- Task directions
Quote verbatim the span of lines that begins the listing below and closes with the line containing "(upx) at (347,0);".

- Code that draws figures
'''

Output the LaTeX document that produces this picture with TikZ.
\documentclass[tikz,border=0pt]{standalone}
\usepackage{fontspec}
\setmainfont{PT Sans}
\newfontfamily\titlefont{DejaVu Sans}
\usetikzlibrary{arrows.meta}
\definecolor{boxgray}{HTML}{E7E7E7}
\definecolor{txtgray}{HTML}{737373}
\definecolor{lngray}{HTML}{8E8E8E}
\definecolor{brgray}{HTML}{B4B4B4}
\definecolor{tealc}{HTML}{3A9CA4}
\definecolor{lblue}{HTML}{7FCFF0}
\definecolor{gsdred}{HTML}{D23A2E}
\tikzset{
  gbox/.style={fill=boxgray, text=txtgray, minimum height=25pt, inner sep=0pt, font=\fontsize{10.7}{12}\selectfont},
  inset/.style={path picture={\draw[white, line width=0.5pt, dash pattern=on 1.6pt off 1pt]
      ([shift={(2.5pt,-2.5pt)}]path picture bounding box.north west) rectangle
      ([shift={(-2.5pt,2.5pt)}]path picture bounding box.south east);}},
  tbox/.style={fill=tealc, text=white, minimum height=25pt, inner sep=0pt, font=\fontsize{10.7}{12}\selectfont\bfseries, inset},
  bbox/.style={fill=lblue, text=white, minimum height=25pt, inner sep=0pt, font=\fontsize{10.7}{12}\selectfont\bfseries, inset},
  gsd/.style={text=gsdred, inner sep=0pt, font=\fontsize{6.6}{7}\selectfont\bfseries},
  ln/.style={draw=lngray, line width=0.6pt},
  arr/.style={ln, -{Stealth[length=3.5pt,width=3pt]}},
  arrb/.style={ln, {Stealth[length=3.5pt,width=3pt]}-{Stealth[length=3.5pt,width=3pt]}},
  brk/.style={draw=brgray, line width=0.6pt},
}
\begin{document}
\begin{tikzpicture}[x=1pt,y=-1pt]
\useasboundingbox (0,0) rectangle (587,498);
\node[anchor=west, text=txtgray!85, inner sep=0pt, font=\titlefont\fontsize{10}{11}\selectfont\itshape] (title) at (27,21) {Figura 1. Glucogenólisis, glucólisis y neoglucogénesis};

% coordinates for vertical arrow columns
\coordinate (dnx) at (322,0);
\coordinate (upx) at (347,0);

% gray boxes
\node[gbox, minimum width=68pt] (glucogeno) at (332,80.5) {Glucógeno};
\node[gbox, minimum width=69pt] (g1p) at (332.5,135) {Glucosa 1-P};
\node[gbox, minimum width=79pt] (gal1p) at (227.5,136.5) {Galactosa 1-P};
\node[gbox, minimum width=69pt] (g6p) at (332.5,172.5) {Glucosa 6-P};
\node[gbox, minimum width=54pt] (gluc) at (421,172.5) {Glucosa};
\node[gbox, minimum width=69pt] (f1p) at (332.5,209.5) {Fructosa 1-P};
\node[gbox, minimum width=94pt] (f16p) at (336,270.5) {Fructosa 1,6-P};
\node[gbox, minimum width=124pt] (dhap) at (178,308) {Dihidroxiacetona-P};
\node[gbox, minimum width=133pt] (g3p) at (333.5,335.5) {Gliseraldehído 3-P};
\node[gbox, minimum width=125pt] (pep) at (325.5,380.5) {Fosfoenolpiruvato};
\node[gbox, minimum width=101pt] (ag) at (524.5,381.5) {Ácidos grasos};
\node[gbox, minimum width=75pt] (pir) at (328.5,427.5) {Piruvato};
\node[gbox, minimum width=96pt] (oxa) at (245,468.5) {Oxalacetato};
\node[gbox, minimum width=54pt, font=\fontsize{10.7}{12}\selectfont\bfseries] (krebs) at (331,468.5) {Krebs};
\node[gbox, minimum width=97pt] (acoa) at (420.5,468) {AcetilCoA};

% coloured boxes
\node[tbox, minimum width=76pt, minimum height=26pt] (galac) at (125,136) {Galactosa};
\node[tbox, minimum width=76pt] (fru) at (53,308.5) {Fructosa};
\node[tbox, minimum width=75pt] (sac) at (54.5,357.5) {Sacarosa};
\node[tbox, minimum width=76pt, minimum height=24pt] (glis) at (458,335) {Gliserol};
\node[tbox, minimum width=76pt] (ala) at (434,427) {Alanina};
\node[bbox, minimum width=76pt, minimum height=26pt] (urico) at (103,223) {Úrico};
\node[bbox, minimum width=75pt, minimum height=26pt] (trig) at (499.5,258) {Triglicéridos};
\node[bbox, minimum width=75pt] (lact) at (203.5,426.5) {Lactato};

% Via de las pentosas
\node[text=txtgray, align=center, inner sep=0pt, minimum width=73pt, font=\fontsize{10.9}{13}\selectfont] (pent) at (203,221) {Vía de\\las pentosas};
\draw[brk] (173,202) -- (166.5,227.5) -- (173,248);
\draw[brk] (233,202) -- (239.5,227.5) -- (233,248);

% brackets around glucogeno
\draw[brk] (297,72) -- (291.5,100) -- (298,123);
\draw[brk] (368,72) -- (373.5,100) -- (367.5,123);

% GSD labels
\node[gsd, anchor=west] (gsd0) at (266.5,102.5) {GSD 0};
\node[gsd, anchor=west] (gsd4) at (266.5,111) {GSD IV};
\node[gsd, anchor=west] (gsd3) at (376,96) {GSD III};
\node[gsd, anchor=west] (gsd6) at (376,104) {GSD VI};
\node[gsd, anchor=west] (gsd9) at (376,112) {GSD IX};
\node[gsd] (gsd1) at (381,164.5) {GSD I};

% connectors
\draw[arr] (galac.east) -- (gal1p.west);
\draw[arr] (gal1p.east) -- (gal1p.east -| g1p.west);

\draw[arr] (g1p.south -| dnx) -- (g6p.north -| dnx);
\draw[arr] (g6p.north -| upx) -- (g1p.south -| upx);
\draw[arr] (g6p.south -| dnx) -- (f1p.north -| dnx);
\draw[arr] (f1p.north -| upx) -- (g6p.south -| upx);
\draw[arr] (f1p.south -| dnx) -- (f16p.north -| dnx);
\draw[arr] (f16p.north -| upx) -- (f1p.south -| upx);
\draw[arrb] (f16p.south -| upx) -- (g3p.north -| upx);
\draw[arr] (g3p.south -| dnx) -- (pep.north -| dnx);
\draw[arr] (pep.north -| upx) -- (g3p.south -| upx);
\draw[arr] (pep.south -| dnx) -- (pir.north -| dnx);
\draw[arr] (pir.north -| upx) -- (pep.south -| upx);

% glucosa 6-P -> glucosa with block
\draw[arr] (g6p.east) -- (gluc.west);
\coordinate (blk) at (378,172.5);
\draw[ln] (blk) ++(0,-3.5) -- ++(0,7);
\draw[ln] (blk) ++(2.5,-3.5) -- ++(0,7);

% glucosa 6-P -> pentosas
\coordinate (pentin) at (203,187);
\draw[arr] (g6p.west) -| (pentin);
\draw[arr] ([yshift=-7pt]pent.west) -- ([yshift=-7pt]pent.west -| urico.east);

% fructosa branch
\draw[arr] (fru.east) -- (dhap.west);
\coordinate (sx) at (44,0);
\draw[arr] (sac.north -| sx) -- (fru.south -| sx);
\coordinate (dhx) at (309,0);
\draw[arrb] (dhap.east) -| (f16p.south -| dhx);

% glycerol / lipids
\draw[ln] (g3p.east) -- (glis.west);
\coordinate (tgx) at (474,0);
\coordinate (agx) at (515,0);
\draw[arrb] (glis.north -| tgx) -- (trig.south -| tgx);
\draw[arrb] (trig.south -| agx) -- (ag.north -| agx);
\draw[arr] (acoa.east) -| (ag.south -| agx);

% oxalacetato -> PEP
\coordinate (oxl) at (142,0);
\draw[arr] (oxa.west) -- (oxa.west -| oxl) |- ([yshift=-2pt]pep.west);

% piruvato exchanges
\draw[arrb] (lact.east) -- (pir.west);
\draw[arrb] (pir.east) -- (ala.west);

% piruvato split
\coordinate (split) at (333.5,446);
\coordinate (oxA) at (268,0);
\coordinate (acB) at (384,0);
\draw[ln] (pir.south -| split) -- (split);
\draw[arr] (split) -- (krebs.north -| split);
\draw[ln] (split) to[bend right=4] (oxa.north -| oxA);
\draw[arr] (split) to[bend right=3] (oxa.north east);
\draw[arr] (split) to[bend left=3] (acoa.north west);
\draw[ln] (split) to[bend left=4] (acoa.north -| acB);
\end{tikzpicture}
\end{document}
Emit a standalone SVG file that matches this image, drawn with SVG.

'''

- Output below
Output the LaTeX document that produces this picture with TikZ.
\documentclass[tikz,border=0pt]{standalone}
\usepackage{fontspec}
\setmainfont{PT Sans}
\newfontfamily\titlefont{DejaVu Sans}
\usetikzlibrary{arrows.meta}
\definecolor{boxgray}{HTML}{E7E7E7}
\definecolor{txtgray}{HTML}{737373}
\definecolor{lngray}{HTML}{8E8E8E}
\definecolor{brgray}{HTML}{B4B4B4}
\definecolor{tealc}{HTML}{3A9CA4}
\definecolor{lblue}{HTML}{7FCFF0}
\definecolor{gsdred}{HTML}{D23A2E}
\tikzset{
  gbox/.style={fill=boxgray, text=txtgray, minimum height=25pt, inner sep=0pt, font=\fontsize{10.7}{12}\selectfont},
  inset/.style={path picture={\draw[white, line width=0.5pt, dash pattern=on 1.6pt off 1pt]
      ([shift={(2.5pt,-2.5pt)}]path picture bounding box.north west) rectangle
      ([shift={(-2.5pt,2.5pt)}]path picture bounding box.south east);}},
  tbox/.style={fill=tealc, text=white, minimum height=25pt, inner sep=0pt, font=\fontsize{10.7}{12}\selectfont\bfseries, inset},
  bbox/.style={fill=lblue, text=white, minimum height=25pt, inner sep=0pt, font=\fontsize{10.7}{12}\selectfont\bfseries, inset},
  gsd/.style={text=gsdred, inner sep=0pt, font=\fontsize{6.6}{7}\selectfont\bfseries},
  ln/.style={draw=lngray, line width=0.6pt},
  arr/.style={ln, -{Stealth[length=3.5pt,width=3pt]}},
  arrb/.style={ln, {Stealth[length=3.5pt,width=3pt]}-{Stealth[length=3.5pt,width=3pt]}},
  brk/.style={draw=brgray, line width=0.6pt},
}
\begin{document}
\begin{tikzpicture}[x=1pt,y=-1pt]
\useasboundingbox (0,0) rectangle (587,498);
\node[anchor=west, text=txtgray!85, inner sep=0pt, font=\titlefont\fontsize{10}{11}\selectfont\itshape] (title) at (27,21) {Figura 1. Glucogenólisis, glucólisis y neoglucogénesis};

% coordinates for vertical arrow columns
\coordinate (dnx) at (322,0);
\coordinate (upx) at (347,0);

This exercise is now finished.